• [Records to use]:
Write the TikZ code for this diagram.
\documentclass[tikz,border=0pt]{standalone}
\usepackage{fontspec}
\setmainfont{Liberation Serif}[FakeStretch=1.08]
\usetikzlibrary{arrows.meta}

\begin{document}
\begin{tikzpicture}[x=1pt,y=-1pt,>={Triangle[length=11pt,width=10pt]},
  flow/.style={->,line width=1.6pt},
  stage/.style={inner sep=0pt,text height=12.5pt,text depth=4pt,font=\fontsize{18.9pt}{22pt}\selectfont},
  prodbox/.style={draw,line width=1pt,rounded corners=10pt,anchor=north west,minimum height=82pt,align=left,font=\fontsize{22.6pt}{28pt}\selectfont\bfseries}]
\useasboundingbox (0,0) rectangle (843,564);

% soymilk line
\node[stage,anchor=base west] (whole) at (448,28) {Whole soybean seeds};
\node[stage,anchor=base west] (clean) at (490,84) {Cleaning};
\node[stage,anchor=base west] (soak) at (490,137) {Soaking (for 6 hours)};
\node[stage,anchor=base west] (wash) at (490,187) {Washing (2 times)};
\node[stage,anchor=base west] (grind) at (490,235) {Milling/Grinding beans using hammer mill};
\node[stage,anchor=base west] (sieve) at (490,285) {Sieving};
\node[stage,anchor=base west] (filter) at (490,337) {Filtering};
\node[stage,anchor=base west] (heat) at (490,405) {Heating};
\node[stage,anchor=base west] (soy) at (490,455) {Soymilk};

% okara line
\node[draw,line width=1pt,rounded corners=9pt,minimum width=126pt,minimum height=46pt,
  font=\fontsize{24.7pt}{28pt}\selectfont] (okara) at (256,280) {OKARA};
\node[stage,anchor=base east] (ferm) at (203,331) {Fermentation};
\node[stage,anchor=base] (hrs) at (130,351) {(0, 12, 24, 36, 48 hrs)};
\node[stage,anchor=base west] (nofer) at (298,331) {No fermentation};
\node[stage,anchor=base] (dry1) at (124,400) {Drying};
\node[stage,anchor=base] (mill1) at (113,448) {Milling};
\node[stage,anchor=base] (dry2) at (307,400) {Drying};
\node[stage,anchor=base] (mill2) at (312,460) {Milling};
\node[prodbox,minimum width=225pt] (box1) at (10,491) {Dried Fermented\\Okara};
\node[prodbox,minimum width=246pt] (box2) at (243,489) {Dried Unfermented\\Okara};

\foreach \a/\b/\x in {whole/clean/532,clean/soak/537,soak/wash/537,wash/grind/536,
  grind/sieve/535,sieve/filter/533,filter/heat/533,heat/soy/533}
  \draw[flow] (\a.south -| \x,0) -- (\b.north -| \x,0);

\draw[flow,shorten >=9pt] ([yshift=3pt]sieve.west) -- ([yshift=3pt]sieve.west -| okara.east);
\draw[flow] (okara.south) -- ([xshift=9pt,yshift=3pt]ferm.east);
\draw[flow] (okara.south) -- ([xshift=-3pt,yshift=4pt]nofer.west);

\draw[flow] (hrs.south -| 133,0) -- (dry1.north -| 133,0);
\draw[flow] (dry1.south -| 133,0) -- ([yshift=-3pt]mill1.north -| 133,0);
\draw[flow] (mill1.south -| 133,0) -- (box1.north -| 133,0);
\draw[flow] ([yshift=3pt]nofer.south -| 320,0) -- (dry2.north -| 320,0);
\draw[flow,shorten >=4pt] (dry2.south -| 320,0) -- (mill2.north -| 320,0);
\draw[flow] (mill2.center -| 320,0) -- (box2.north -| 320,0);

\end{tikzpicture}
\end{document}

...

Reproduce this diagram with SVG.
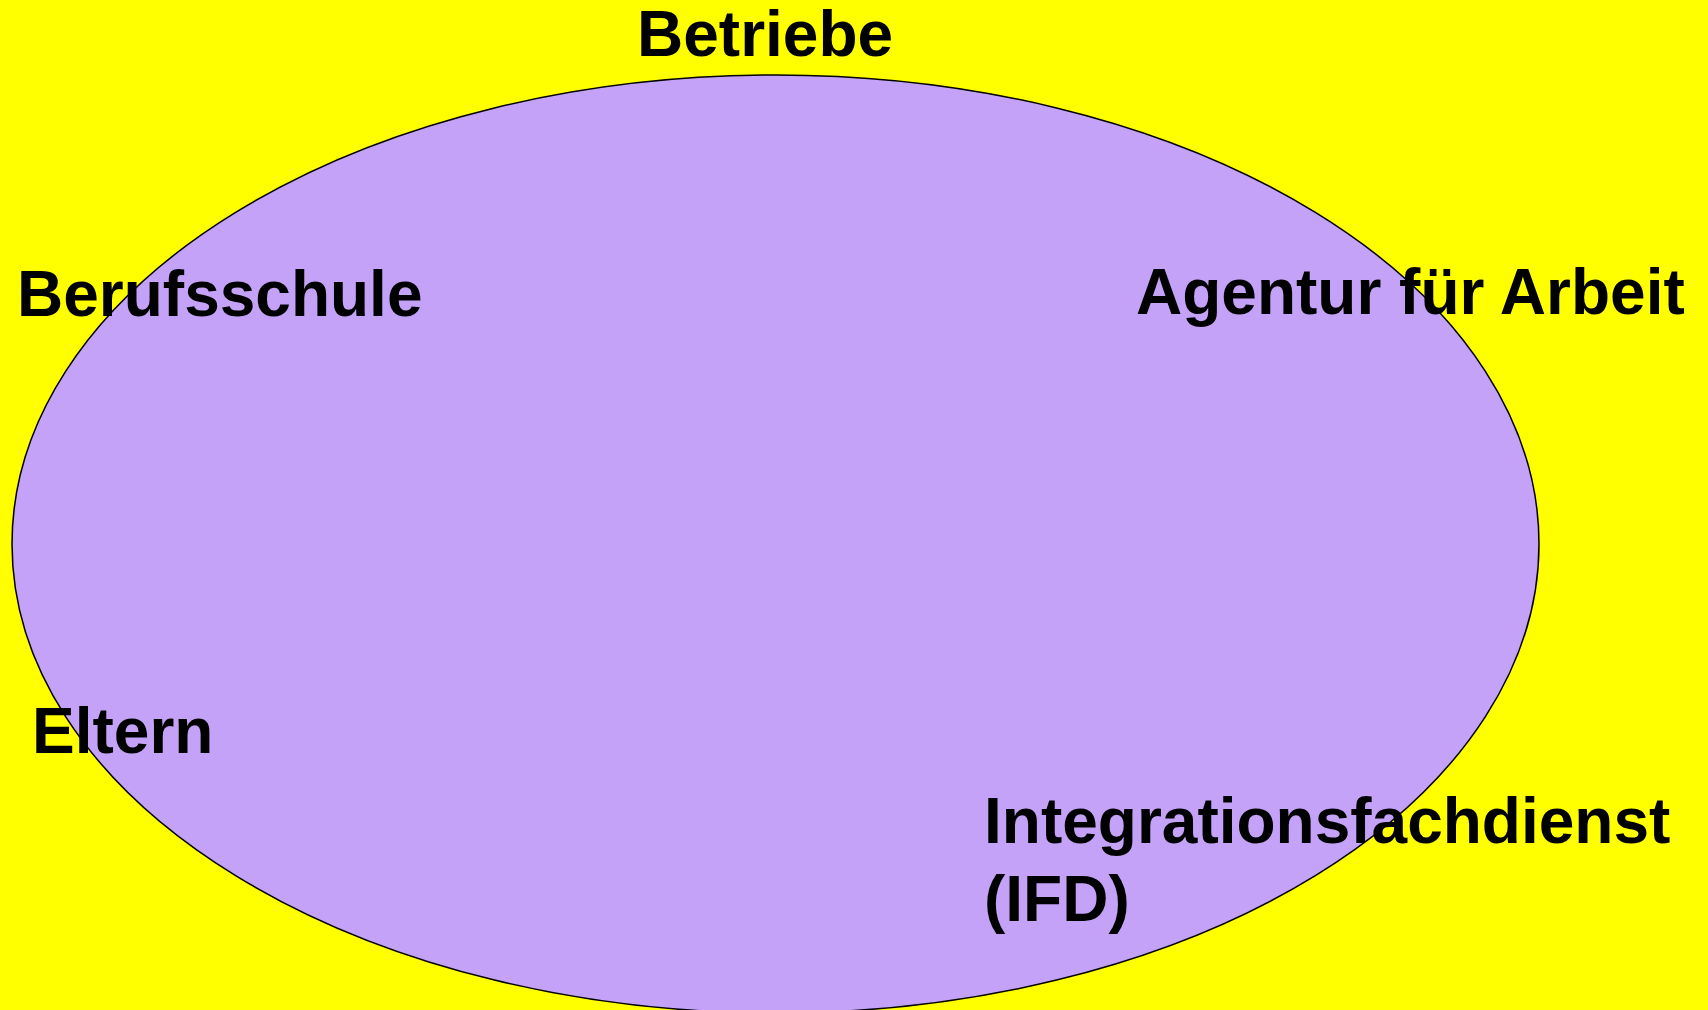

==

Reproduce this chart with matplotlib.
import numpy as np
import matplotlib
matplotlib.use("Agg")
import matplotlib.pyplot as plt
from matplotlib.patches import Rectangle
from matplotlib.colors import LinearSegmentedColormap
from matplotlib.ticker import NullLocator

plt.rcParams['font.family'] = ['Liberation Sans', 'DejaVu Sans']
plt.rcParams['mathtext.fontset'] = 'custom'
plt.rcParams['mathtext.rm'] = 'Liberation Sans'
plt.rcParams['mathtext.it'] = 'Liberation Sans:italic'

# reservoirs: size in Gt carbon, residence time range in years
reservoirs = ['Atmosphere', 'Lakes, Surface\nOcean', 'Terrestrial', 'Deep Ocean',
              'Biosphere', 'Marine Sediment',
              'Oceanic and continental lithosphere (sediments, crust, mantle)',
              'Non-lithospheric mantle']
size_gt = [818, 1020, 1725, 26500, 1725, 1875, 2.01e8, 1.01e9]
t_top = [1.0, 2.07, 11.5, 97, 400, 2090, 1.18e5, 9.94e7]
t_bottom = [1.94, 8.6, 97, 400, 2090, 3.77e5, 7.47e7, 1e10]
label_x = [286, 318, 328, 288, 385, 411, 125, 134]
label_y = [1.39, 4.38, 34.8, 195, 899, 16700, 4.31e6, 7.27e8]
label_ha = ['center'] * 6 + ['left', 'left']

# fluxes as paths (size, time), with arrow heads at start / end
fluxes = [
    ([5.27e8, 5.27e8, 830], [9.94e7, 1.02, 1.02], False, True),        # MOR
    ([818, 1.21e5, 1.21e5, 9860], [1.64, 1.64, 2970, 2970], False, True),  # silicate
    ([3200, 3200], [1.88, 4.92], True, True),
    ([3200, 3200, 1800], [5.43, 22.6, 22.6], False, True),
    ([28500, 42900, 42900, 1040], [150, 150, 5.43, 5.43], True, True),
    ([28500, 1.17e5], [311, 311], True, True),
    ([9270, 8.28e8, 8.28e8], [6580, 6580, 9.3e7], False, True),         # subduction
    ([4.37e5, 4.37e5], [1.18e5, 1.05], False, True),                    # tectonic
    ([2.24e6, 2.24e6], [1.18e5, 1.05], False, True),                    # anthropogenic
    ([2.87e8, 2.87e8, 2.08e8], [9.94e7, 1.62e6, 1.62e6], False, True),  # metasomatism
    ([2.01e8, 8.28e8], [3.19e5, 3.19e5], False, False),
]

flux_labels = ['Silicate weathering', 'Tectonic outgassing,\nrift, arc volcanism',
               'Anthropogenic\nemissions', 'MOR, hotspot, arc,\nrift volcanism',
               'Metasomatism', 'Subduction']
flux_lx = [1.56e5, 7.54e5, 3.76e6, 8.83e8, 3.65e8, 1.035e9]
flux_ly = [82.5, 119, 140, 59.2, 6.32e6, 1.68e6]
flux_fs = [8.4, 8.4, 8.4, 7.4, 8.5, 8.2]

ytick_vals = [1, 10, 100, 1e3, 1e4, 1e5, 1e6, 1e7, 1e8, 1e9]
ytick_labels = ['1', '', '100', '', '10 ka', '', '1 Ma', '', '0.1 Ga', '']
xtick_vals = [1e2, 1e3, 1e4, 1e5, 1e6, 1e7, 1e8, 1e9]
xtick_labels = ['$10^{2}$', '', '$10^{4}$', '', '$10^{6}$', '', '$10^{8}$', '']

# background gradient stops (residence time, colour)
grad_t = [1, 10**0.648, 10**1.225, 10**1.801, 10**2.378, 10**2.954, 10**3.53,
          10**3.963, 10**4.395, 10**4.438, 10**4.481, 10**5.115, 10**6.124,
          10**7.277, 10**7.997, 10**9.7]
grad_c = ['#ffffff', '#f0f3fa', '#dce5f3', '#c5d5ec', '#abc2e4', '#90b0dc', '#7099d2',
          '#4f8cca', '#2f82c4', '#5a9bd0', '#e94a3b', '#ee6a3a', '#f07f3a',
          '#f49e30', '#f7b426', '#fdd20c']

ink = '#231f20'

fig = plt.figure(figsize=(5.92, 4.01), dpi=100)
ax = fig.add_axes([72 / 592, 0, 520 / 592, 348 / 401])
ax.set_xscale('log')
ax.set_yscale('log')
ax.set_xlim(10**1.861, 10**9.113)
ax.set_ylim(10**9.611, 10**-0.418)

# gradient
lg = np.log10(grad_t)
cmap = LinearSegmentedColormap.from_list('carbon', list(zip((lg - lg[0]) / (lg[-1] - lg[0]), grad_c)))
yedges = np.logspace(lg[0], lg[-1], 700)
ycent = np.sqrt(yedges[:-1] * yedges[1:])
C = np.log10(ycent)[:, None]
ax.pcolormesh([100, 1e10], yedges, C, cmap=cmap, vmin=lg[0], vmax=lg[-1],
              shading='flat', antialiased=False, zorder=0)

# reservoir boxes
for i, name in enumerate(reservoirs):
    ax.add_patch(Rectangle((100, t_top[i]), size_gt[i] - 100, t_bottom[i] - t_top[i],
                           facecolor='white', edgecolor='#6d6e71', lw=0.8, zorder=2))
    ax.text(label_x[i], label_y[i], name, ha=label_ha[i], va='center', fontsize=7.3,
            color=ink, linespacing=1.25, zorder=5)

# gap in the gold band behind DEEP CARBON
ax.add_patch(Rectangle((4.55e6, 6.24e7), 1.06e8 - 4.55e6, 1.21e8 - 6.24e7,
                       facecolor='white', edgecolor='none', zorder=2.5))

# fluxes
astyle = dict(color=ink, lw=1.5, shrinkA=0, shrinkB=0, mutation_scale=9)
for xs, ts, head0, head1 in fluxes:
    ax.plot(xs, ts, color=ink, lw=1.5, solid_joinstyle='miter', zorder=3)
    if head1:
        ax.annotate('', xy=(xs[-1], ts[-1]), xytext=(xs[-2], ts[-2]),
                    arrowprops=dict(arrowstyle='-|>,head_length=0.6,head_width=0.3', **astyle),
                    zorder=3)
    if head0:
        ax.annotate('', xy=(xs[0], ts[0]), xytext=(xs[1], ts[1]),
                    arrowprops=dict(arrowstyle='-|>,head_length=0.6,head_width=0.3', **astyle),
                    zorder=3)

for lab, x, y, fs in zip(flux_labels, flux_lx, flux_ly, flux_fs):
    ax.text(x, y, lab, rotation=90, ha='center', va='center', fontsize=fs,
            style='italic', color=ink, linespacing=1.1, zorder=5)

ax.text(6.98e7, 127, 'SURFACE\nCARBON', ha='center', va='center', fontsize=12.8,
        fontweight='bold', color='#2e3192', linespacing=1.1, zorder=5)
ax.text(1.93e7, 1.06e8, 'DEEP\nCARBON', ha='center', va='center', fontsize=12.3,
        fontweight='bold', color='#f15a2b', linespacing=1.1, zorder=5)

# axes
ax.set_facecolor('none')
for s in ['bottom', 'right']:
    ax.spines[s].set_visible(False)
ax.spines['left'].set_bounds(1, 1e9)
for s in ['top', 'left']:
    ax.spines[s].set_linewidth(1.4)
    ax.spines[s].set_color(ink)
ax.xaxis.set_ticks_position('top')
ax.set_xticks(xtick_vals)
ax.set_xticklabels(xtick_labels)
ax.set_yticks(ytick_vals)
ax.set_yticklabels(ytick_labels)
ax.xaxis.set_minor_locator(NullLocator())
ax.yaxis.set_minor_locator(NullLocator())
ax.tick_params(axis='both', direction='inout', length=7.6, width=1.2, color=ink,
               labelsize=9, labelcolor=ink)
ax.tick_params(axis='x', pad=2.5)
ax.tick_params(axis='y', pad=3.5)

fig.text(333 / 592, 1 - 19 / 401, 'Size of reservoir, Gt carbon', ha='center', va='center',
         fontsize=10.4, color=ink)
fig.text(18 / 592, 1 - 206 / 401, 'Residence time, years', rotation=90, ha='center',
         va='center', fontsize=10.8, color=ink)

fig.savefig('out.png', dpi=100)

• [Directions for this task]: Copy out exactly the lines from the one with "Reproduce this chart with matplotlib." through the one with "plt.rcParams['mathtext.it'] = 'Liberation", counting both ends, and no other lines.

• [Exercise solution]:
Reproduce this chart with matplotlib.
import numpy as np
import matplotlib
matplotlib.use("Agg")
import matplotlib.pyplot as plt
from matplotlib.patches import Rectangle
from matplotlib.colors import LinearSegmentedColormap
from matplotlib.ticker import NullLocator

plt.rcParams['font.family'] = ['Liberation Sans', 'DejaVu Sans']
plt.rcParams['mathtext.fontset'] = 'custom'
plt.rcParams['mathtext.rm'] = 'Liberation Sans'
plt.rcParams['mathtext.it'] = 'Liberation Sans:italic'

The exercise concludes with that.